The VC Value-Add Myth

Every venture capital firm claims to offer more than just money. Platform teams, talent networks, customer introductions, operational expertise, strategic guidance—the list of promised value-adds has grown longer as competition for deals has intensified. But beneath the marketing, founders often discover that the actual support they receive varies dramatically. Understanding how to evaluate VC value-add claims—and which ones actually matter—can significantly impact a founder's fundraising decisions.

The uncomfortable truth is that most VC value-add is marginal at best. Studies have consistently shown that the correlation between VC involvement and startup success is weak once you control for selection effects. The best VCs are good at picking winners, not at making winners. This doesn't mean value-add doesn't exist, but it suggests that founders should be skeptical of dramatic claims about how much a particular investor will transform their trajectory. The capital itself is often the most valuable thing an investor provides.

That said, certain types of value-add can be genuinely meaningful in specific contexts. Introductions to potential customers are valuable when the VC has deep relationships in your target market—not just a generic network, but actual influence with specific decision-makers who can write checks. Recruiting help matters most for executive hires where a VC's reputation and relationships can help you land candidates who might not otherwise consider your company. Strategic guidance is valuable when it comes from a partner who has seen similar situations many times and can help you avoid predictable mistakes.

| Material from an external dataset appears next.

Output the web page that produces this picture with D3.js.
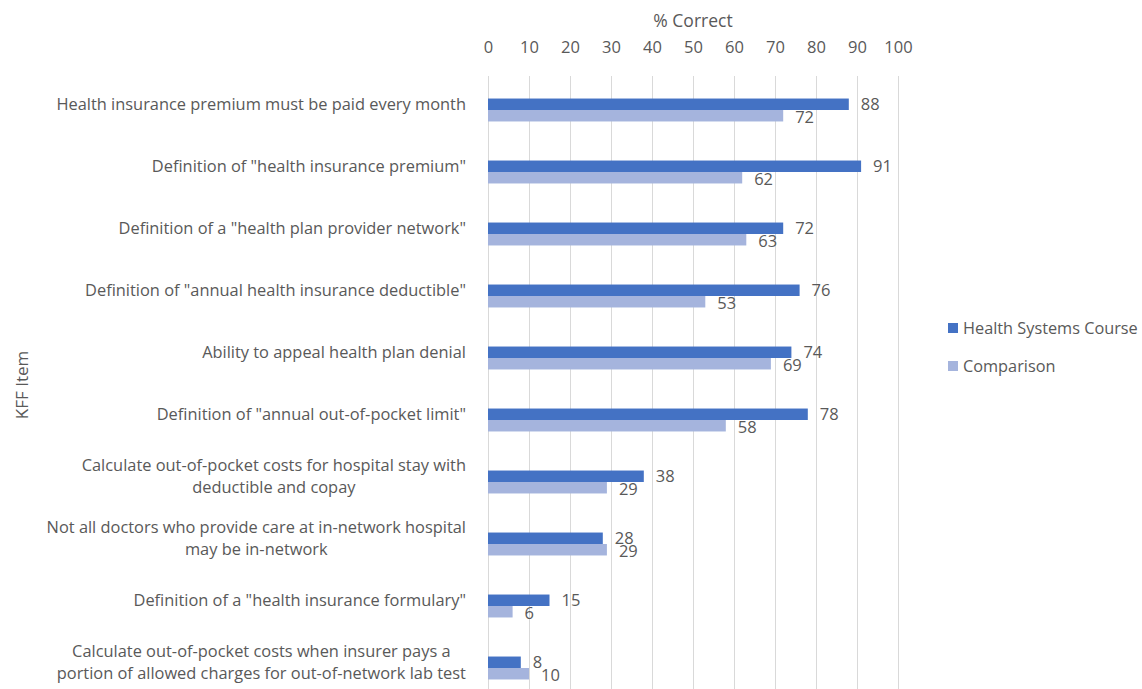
<!DOCTYPE html>
<html><head><meta charset="utf-8">
<script src="https://cdn.jsdelivr.net/npm/d3@7"></script>
<style>body{margin:0;background:#fff}svg{display:block}</style>
</head><body>
<svg id="c" width="1142" height="689"></svg>
<script>
const categories = [
  ["Health insurance premium must be paid every month"],
  ["Definition of \"health insurance premium\""],
  ["Definition of a \"health plan provider network\""],
  ["Definition of \"annual health insurance deductible\""],
  ["Ability to appeal health plan denial"],
  ["Definition of \"annual out-of-pocket limit\""],
  ["Calculate out-of-pocket costs for hospital stay with", "deductible and copay"],
  ["Not all doctors who provide care at in-network hospital", "may be in-network"],
  ["Definition of a \"health insurance formulary\""],
  ["Calculate out-of-pocket costs when insurer pays a", "portion of allowed charges for out-of-network lab test"]
];
const seriesNames = ["Health Systems Course", "Comparison"];
const courseValues = [88, 91, 72, 76, 74, 78, 38, 28, 15, 8];
const comparisonValues = [72, 62, 63, 53, 69, 58, 29, 29, 6, 10];
const xTicks = [0, 10, 20, 30, 40, 50, 60, 70, 80, 90, 100];
const colors = ["#4472C4", "#A5B4DD"];

const svg = d3.select("#c");
const font = "'Open Sans', 'Noto Sans', sans-serif";
const textColor = "#595959";
const L = 488, R = 898, T = 76, B = 689;

const x = d3.scaleLinear().domain([0, 100]).range([L, R]);
const keys = categories.map((c, i) => i);
const y = d3.scaleBand().domain(keys).range([79, 699]).paddingInner(0.63).paddingOuter(0.315);
const ys = d3.scaleBand().domain(seriesNames).range([0, y.bandwidth()]);

// gridlines
svg.append("g").selectAll("line").data(xTicks).join("line")
  .attr("x1", d => x(d) + 0.5).attr("x2", d => x(d) + 0.5)
  .attr("y1", T).attr("y2", B)
  .attr("stroke", "#d9d9d9").attr("stroke-width", 1);

// top axis
const ax = svg.append("g").attr("transform", `translate(0,${T})`)
  .call(d3.axisTop(x).tickValues(xTicks).tickSize(0).tickPadding(23));
ax.select(".domain").remove();
ax.selectAll("text").attr("font-family", font).attr("font-size", 16.5).attr("fill", textColor);

svg.append("text").attr("x", x(50)).attr("y", 21).attr("dy", "0.35em")
  .attr("text-anchor", "middle").attr("font-family", font).attr("font-size", 17.5)
  .attr("fill", textColor).text("% Correct");

// y title
svg.append("text").attr("transform", "translate(22,385) rotate(-90)")
  .attr("dy", "0.35em").attr("text-anchor", "middle").attr("font-family", font)
  .attr("font-size", 17).attr("fill", textColor).text("KFF Item");

// category labels
const lineH = 22;
const lab = svg.append("g").selectAll("text").data(categories).join("text")
  .attr("font-family", font).attr("font-size", 16.4).attr("fill", textColor)
  .attr("text-anchor", "middle");
lab.each(function(lines, i) {
  const cy = y(i) + y.bandwidth() / 2 - 6;
  const n = lines.length;
  const t = d3.select(this);
  lines.forEach((ln, j) => {
    t.append("tspan").attr("x", 0).attr("y", cy + (j - (n - 1) / 2) * lineH)
      .attr("dy", "0.35em").text(ln);
  });
});
lab.each(function() {
  const bb = this.getBBox();
  const cx = 466 - bb.width / 2;
  d3.select(this).selectAll("tspan").attr("x", cx);
});

// bars
const data = keys.map(i => ({ i, vals: [courseValues[i], comparisonValues[i]] }));
const grp = svg.append("g").selectAll("g").data(data).join("g")
  .attr("transform", d => `translate(0,${y(d.i)})`);
grp.selectAll("rect").data(d => d.vals.map((v, k) => ({ v, k }))).join("rect")
  .attr("x", x(0)).attr("y", d => ys(seriesNames[d.k]))
  .attr("width", d => x(d.v) - x(0)).attr("height", ys.bandwidth())
  .attr("fill", d => colors[d.k]);
grp.selectAll("text").data(d => d.vals.map((v, k) => ({ v, k }))).join("text")
  .attr("x", d => x(d.v) + 12).attr("y", d => ys(seriesNames[d.k]) + ys.bandwidth() / 2 + (d.k ? 2 : 0))
  .attr("dy", "0.35em").attr("font-family", font).attr("font-size", 16.5)
  .attr("fill", textColor).text(d => d.v);

// legend
const lg = svg.append("g").selectAll("g").data(seriesNames).join("g")
  .attr("transform", (d, i) => `translate(948,${323 + i * 38})`);
lg.append("rect").attr("width", 10).attr("height", 10).attr("fill", (d, i) => colors[i]);
lg.append("text").attr("x", 15).attr("y", 5).attr("dy", "0.35em")
  .attr("font-family", font).attr("font-size", 16.3).attr("fill", textColor).text(d => d);
</script>
</body></html>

The key is specificity. When a VC claims to help with customer introductions, founders should ask: Which specific companies have you introduced to portfolio companies in my space? What were the outcomes? Can I speak with those founders? When they claim expertise in scaling, ask: Which portfolio companies have you helped through the stage I'm entering? What specifically did you do? The answers to these questions often reveal that generic claims of value-add don't translate into specific, actionable support.

Platform teams—the armies of specialists that large VC firms have assembled to support portfolio companies—are a particular area where expectations often diverge from reality. While these teams can provide useful resources, they're typically stretched thin across dozens of portfolio companies. The marketing expert who's supposed to help you build your brand is probably juggling ten other companies with similar needs. The talent team that promised to supercharge your recruiting may prioritize companies that are further along or where the partner has more interest.

The most valuable investor relationships often don't come from formal platform resources at all. They come from the informal relationship with a partner who genuinely cares about your success, takes your calls when you're struggling, and makes introductions because they believe in you—not because it's part of a systematized "value-add program." This kind of relationship can't be promised in a pitch deck; it develops over time based on mutual trust and respect.

For founders evaluating potential investors, the practical advice is: treat value-add claims as nice-to-haves rather than decisive factors. Focus on the terms, the partner's reputation and track record, the firm's follow-on capabilities, and the likelihood of a productive working relationship. If value-add materializes, great. If not, you haven't given up anything you wouldn't have given up anyway. The founders who succeed do so primarily through their own efforts, not because an investor transformed their trajectory.